Freese paced the offense with a .379/.455/.724 slash line during the team’s last road trip when they won seven in a row in Seattle, Oakland and St. Louis. In the same recent 15-game stretch where McCutchen has hit .288 with four homeruns and 10 driven in, Rodriguez has hit .303 with four dingers of his own and 14 RBI, not to mention homering in each of his last four starts (including all three games of the first-half finale against the Cubs). Matt Joyce has hit eight home runs so far, one every 16 at-bats, and his on-base and slugging percentage would be among the league’s best if he qualified with enough plate appearances.

Jeff Locke delivered three of the rotation’s best individual pitching performances when he tossed a three-hit shutout in Miami on May 30, out-dueled Madison Bumgarner with 6.2 scoreless innings on June 20 and held the Dodgers to one run in seven innings on June 25, one of the three wins in four games against L.A. that sparked the 12-4 surge in the past two weeks.

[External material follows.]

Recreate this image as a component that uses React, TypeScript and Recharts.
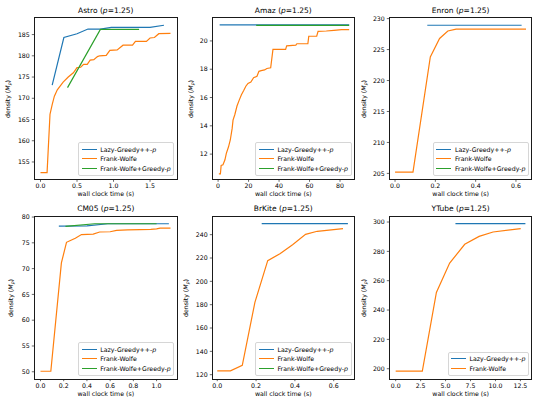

The injuries to Francisco Cervelli and Chris Stewart at catcher opened the door for Erik Kratz to hit the solo homer that sunk Bumgarner that night in late June against San Francisco, and for waiver claim Eric Fryer, who has hit .400 and driven in five runs in only six games. The two have also combined to throw out four of the 10 runners who have tried to steal against them.

And what of the eight rookies who have made Major League debuts this season when called up from Indianapolis — Jameson Taillon’s near no-hitter in New York against the Mets; Adam Frazier’s pair of extra base hits to help beat Oakland on the road; Chad Kuhl’s tagging of Justin Turner at home plate after a wild pitch to keep ahead of the Dodgers and, in turn, beat Clayton Kershaw; Steven Brault’s strong four innings during a win in St. Louis; and Josh Bell’s electric first weekend in Pittsburgh — to name a few?

Picking one player as the Pirates’ first-half MVP would be easy, but recognizing this team has more than a dozen men who have provided big-time moments along the way would be more fitting.

And if the Pirates do indeed follow their big money players in the second half to another playoff berth, it will have been made possible because of the unsung heroes who did the heavy lifting in the first.